New display at the University of Reading Library

Items from the Leo Cooper archive of military history publishing feature in a new display at the University of Reading Library. Leo Cooper, who died at the age of 79 in November 2013, gave his archive to the University and the collection of business, editorial and artwork files for his firm can now be consulted in the Reading Room at Special Collections.
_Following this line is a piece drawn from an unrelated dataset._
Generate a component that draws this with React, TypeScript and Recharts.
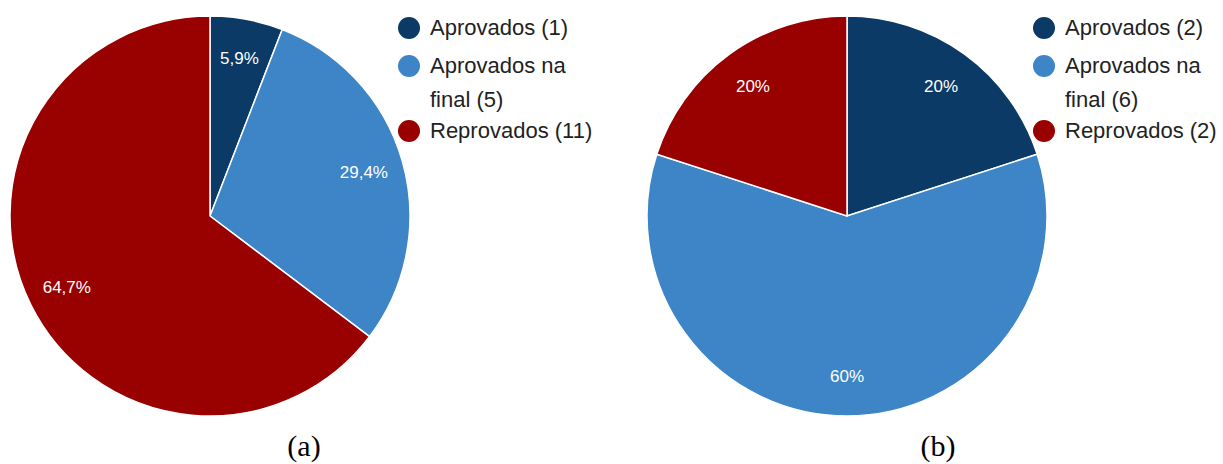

In 1968, after thirteen years working for publishing houses Longmans, Andre Deutsch, and Hamish Hamilton, Leo Cooper established his own publishing business, Leo Cooper Ltd. Cooper had already established the Famous Regiments Series with Hamilton and he took this with him to start the new firm. Over the years the Leo Cooper imprint published hundreds of military themed books with titles that include Gunners, game and gardens, Hunters from the sky and Red spy at night. The imprint specialised in publishing regimental histories and memoirs of soliders, many recounting their experiences of the Second World War. Spy stories are amongst these and include The escaping habit; the story of Joseph Orna’s escape from a prisoner of war camp in Northern Italy followed by his 2000 mile journey to safety, dressed as a Benedictine monk.

 

Escaping Habit

Leo Cooper’s proudest publishing achievement, he said, was the publication of A history of the British cavalry 1816-1919. This was an eight volume series, published over 25 years and written by George Charles Henry Victor Paget, 7th Marquess of Anglesey, who, in correspondence with Cooper described the series as ‘my life’s work’. Twenty files of editorial correspondence, much between publisher and author, survive in the archive; these tell the story of the how the books came to be and how a friendship grew between Leo Cooper and the Marquess of Anglesey. Below is is one of the many postcards, a photograph of himself taken in Wales in 1950, sent by the Marquess to Cooper declining an invitation. “Wasn’t I pretty in ’50?!” he writes.

Marquess of Anglesey postcard

The display will be at the University library during February and March.